# 1. 贝叶斯景象图

## 0x1：先验分布的可视化图景像

### 1. 二维均匀分布的先验图景像

# -*- coding: utf-8 -*-

import scipy.stats as stats
from IPython.core.pylabtools import figsize
import numpy as np
figsize(12.5, 4)

import matplotlib.pyplot as plt
from mpl_toolkits.mplot3d import Axes3D

jet = plt.cm.jet
fig = plt.figure()
x = y = np.linspace(0, 5, 100)
X, Y = np.meshgrid(x, y)

plt.subplot(121)
uni_x = stats.uniform.pdf(x, loc=0, scale=5)　　# 均匀分布
uni_y = stats.uniform.pdf(y, loc=0, scale=5)　　# 均匀分布
M = np.dot(uni_y[:, None], uni_x[None, :])
im = plt.imshow(M, interpolation='none', origin='lower',
cmap=jet, vmax=1, vmin=-.15, extent=(0, 5, 0, 5))

plt.xlim(0, 5)
plt.ylim(0, 5)
plt.title("Landscape formed by Uniform priors.")
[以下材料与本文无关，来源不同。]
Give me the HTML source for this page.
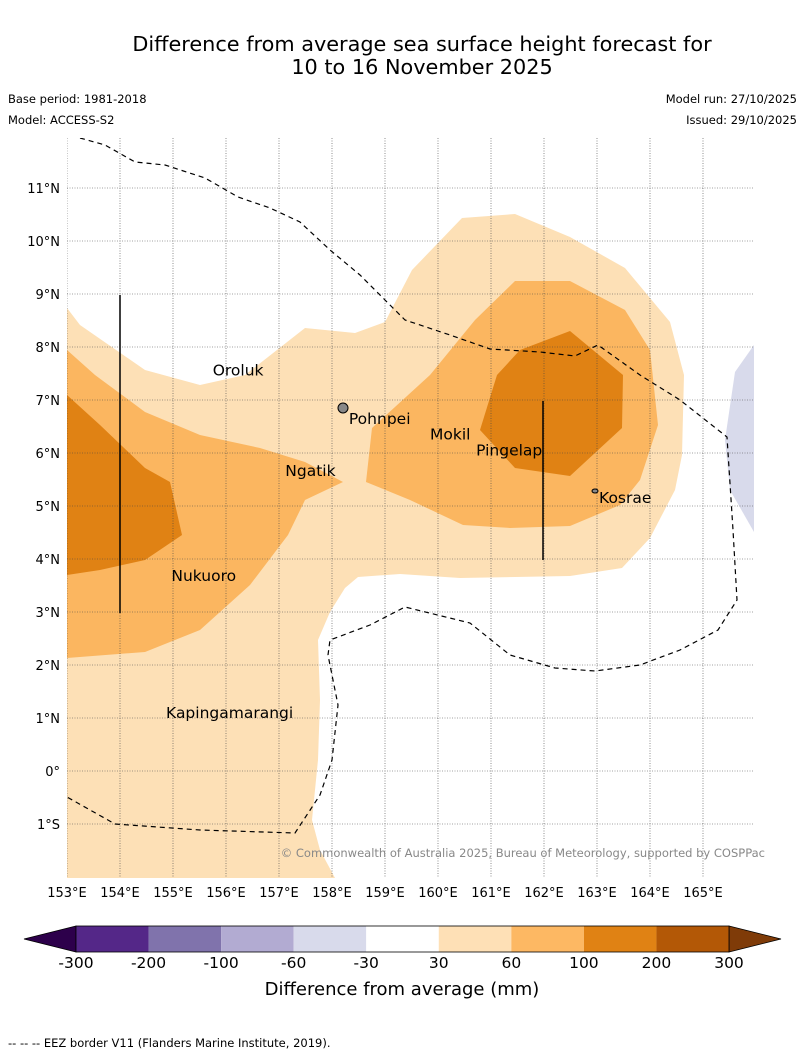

ax.plot_surface(X, Y, M, cmap=plt.cm.jet, vmax=1, vmin=-.15)
ax.view_init(azim=390)
plt.title("Uniform prior landscape; alternate view")plt.show()

### 2. 二维指数分布的先验图景像

# -*- coding: utf-8 -*-

import scipy.stats as stats
from IPython.core.pylabtools import figsize
import numpy as np
figsize(12.5, 4)

import matplotlib.pyplot as plt
from mpl_toolkits.mplot3d import Axes3D

jet = plt.cm.jet
fig = plt.figure()
x = y = np.linspace(0, 5, 100)  # x,y 为[0,5]内的均匀分布
X, Y = np.meshgrid(x, y)

fig = plt.figure()
plt.subplot(121)

exp_x = stats.expon.pdf(x, scale=3)
exp_y = stats.expon.pdf(x, scale=10)
M = np.dot(exp_y[:, None], exp_x[None, :])
CS = plt.contour(X, Y, M)
im = plt.imshow(M, interpolation='none', origin='lower',
cmap=jet, extent=(0, 5, 0, 5))
#plt.xlabel("prior on $p_1$")
#plt.ylabel("prior on $p_2$")
plt.title("$Exp(3), Exp(10)$ prior landscape")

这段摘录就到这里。